--- Start of DATASET CONTENT ---

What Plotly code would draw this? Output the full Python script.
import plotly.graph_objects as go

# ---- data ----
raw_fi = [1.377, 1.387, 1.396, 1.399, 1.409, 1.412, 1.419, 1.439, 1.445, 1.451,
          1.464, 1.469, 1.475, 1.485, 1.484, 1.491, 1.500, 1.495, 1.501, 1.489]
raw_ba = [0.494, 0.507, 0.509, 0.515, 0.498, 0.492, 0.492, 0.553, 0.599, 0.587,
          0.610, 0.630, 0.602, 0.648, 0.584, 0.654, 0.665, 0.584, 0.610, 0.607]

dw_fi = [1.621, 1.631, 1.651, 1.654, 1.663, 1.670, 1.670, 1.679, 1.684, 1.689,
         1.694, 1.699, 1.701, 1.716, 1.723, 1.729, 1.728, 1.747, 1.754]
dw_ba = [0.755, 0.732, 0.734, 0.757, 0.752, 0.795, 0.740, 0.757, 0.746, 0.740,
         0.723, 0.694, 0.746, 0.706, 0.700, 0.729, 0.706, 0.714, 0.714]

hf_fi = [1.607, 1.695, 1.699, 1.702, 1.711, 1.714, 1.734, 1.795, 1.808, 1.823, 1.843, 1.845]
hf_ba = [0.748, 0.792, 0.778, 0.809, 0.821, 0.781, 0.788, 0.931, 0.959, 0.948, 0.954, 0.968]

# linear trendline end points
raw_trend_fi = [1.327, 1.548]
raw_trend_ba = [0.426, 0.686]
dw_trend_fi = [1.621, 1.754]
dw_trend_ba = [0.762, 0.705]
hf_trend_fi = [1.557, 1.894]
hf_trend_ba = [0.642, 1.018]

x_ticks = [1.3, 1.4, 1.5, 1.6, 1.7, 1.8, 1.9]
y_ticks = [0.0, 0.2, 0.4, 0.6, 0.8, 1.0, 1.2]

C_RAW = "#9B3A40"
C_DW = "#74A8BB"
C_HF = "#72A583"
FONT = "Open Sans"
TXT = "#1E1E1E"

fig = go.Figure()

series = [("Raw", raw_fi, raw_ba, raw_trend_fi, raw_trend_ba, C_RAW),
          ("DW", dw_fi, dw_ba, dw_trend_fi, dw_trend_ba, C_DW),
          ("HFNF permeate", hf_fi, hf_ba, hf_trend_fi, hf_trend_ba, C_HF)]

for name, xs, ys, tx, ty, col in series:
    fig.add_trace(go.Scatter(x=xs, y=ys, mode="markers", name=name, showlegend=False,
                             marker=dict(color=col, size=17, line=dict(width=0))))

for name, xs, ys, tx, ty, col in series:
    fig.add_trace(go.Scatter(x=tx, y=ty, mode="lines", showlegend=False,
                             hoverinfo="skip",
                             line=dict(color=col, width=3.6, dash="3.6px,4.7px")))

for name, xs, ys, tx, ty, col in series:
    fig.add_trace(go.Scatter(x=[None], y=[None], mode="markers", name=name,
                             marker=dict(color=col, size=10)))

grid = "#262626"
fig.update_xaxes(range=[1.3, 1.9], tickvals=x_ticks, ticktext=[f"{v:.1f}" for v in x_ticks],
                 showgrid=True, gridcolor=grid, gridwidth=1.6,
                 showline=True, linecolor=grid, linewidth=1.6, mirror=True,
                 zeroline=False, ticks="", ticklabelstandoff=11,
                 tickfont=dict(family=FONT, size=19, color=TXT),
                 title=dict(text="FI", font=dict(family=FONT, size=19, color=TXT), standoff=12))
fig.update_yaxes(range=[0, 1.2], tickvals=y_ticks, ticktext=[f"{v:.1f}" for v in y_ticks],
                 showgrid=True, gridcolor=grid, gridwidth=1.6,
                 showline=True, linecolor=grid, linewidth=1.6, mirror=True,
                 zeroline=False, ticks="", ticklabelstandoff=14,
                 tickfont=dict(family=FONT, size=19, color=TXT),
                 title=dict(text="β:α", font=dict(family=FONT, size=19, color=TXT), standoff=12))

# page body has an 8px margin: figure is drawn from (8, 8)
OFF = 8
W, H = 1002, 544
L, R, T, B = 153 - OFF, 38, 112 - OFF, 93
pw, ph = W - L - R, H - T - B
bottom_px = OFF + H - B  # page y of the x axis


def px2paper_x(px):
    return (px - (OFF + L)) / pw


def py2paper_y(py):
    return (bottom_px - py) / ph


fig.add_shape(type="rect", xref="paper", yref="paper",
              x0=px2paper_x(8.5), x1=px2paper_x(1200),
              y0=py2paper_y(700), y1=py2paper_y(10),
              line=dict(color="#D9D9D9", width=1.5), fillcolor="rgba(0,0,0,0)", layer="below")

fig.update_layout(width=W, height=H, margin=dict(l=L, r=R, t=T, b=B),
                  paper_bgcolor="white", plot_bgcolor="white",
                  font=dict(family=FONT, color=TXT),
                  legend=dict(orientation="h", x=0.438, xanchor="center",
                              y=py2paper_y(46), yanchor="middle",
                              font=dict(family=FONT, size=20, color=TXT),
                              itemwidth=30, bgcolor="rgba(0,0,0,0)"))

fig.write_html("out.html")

--- End of DATASET CONTENT ---

Print exactly, and only, the lines beginning at the top of the listing and ending at the line with "import plotly.graph_objects as go".

What Plotly code would draw this? Output the full Python script.
import plotly.graph_objects as go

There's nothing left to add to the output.